Kandil Gecesi İbadetleri ve Dualar
Kandil gecesi ibadetlerini eksiksiz olarak yerine getirmek isteyen müminler, bu özel gecenin manevi atmosferinden faydalanmak için okunacak dualar ve yapılabilecek ibadetler hakkında araştırmalarını sürdürüyor. Mevlid Kandili’nde dua kapıları ardına kadar açık olacak ve açılan ellerle edilen duaların kabul olacağına inanılıyor. Ayrıca, adetli kadınların ibadetleri hakkında sıkça sorulan sorular arasında “Adetliyken nasıl ibadet edilir?”, “Dua okunur mu?”, “Zikir ve tesbih çekilir mi?” gibi konular yer alıyor. İşte bu konular hakkında detaylı bilgiler…
Adetliyken Kandil’de Yapılabilecek İbadetler
Kadınlar, adet veya lohusalık durumundayken dua edebilirler; zikir ve dua anlamına gelen âyet-i kerimeleri okuyabilirler. Bunun yanı sıra, kelime-i şehâdet, kelime-i tevhid, istiğfar ve salavat-ı şerife getirebilirler. Tefsir, hadis ve fıkıh eserlerini okuyup inceleyerek bilgi edinmeleri de mümkündür. Bu konuda, İbn Nüceym’in el-Bahr, Aliyyü’l-Kârî’nin Fethu bâbi’l-‘inâye, İbn Âbidîn’in Reddü’l-muhtâr ve Şirbînî’nin Muğni’l-muhtac eserlerinde detaylı açıklamalar bulunmaktadır.
Adetliyken (Regl) Kur’an Okunur mu?
Hanefî, Şâfiî ve Hanbelî mezheplerine göre, tıpkı cünüp durumda olanlar gibi, adetli veya lohusa kadınların da Kur’an okumaları caiz değildir. Hz. Peygamber (s.a.s.)’in, “Âdetli kadın ve cünüp olan kimse Kur’an’dan hiçbir şey okuyamaz.” (Tirmizî, Tahâret, 98 [131]; İbn Mâce, Tahâret, 105 [595-596]) buyurduğu hadisleri bu durumu desteklemektedir. Hz. Ali de, “Resûlullah’ı Kur’an okumaktan cünüplük hâli dışında hiçbir şey alıkoymazdı.” (Ebû Dâvûd, Tahâret, 88 [229]; Nesâî, Tahâret, 171 [266]; İbn Mâce, Tahâret, 105 [594]) demiştir. Farklı bir lafızla gelen rivâyete göre ise Hz. Ali, “Resûlullah cünüp olmadıkça bize Kur’an okurdu.” (Tirmizî, Tahâret, 111 [146]) şeklinde ifade etmiştir.
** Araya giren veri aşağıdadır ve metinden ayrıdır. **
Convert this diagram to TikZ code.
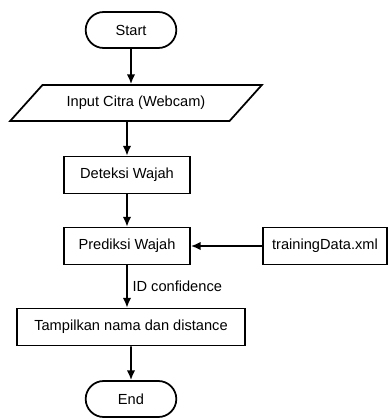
\documentclass[tikz,border=0pt]{standalone}
\usepackage{fontspec}
\setmainfont{Liberation Sans}
\usetikzlibrary{shapes.geometric,shapes.misc,arrows.meta}

\begin{document}
\begin{tikzpicture}[line width=1.25pt, >={Latex[length=7pt,width=6pt]},
    every node/.style = {font=\fontsize{10.4}{12}\selectfont},
    terminal/.style = {draw, rounded rectangle, minimum width=2.5cm, minimum height=0.9cm},
    io/.style = {draw, trapezium, trapezium left angle=42, trapezium right angle=138,
      trapezium stretches=true, minimum width=6.3cm, minimum height=0.9cm},
    process/.style = {draw, rectangle, minimum height=0.92cm}]
  \useasboundingbox (0,0) rectangle (9.7,-10.475);
  \node[terminal] (start) at (3.275,-0.75) {Start};
  \node[io] (input) at (3.4,-2.575) {Input Citra (Webcam)};
  \node[process, minimum width=3.15cm] (deteksi) at (3.175,-4.375) {Deteksi Wajah};
  \node[process, minimum width=3.15cm] (prediksi) at (3.175,-6.15) {Prediksi Wajah};
  \node[process, minimum width=3.1cm] (training) at (8.125,-6.15) {trainingData.xml};
  \node[process, minimum width=5.7cm] (tampil) at (3.275,-8.175) {Tampilkan nama dan distance};
  \node[terminal] (stop) at (3.275,-9.975) {End};

  \draw[->] (start) -- (start |- input.north);
  \draw[->] (deteksi |- input.south) -- (deteksi);
  \draw[->] (deteksi) -- (prediksi);
  \draw[->] (training) -- (prediksi);
  \draw[->] (prediksi) -- node[right]{ID confidence} (prediksi |- tampil.north);
  \draw[->] (stop |- tampil.south) -- (stop);
\end{tikzpicture}
\end{document}
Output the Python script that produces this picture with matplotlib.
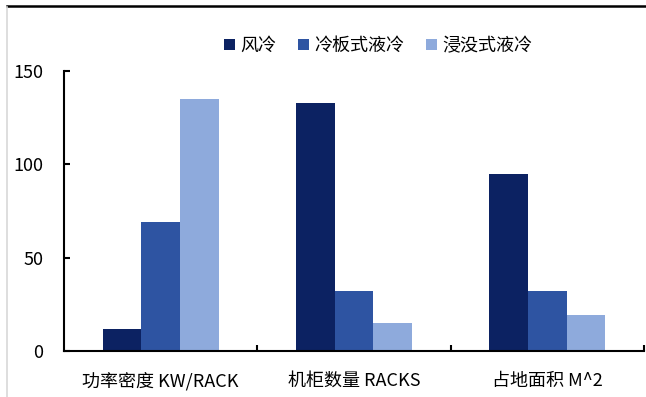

Bu genel yaklaşımın yanında, söz konusu üç mezhep içinde bazı ayrıntılı ictihadlar da bulunmaktadır. Hanefîler ve Şâfiîler, dua ve zikir kastıyla dua anlamı taşıyan âyetlerin cünüp, adet ya da lohusalık hâlinde okunabileceğini belirtmişlerdir. Şâfiîler, dili oynatmadan ve telaffuz etmeden Mushaf’a bakarak kalben veya zihnen de Kur’an’ı düşünebileceklerini ifade etmişlerdir. Hanbelîler ise, Kur’an okuma niyeti olmadan besmele, hamdele gibi zikirlerin okunabileceğini söylemişlerdir (Serahsî, el-Mebsût, 3/152; İbn Kudâme, el-Muğnî, 1/106; Şirbînî, Muğni’l-muhtac, 1/290).
Mâlikî mezhebinde ise iki farklı görüş bulunmaktadır (İbnü’l-Cellab, et-Tefrî‘, 1/39; Karâfî, ez-Zehîra, 1/379). Sonraki dönemlerde bazı Mâlikîler, adet hâlindeki kadınların eğitim ve öğretim amacıyla Mushaf’a dokunabileceği ve Kur’an-ı Kerîm’i okuyabileceği görüşünü benimsemişlerdir (Desûkî, Hâşiye, 1/174; Ezherî, Cevâhir, 1/32). Günümüzde, Kur’an eğitim ve öğretiminin aksamadan devam edebilmesi amacıyla Mâlikî mezhebinin bu görüşüyle hareket edilebilir. Ayrıca, adet ve lohusalık dönemindeki kadınların, Kur’an’ı okuyan kişilere kulak vererek veya kayıttan dinleyerek eğitim alması, kelime kelime bölerek tashih-i hurufa ağırlık vermeleri de bir başka yöntem olarak uygulanabilir. Bu yöntem, ihtilaftan kaçınmak açısından daha ihtiyatlı bir yaklaşım olabilir.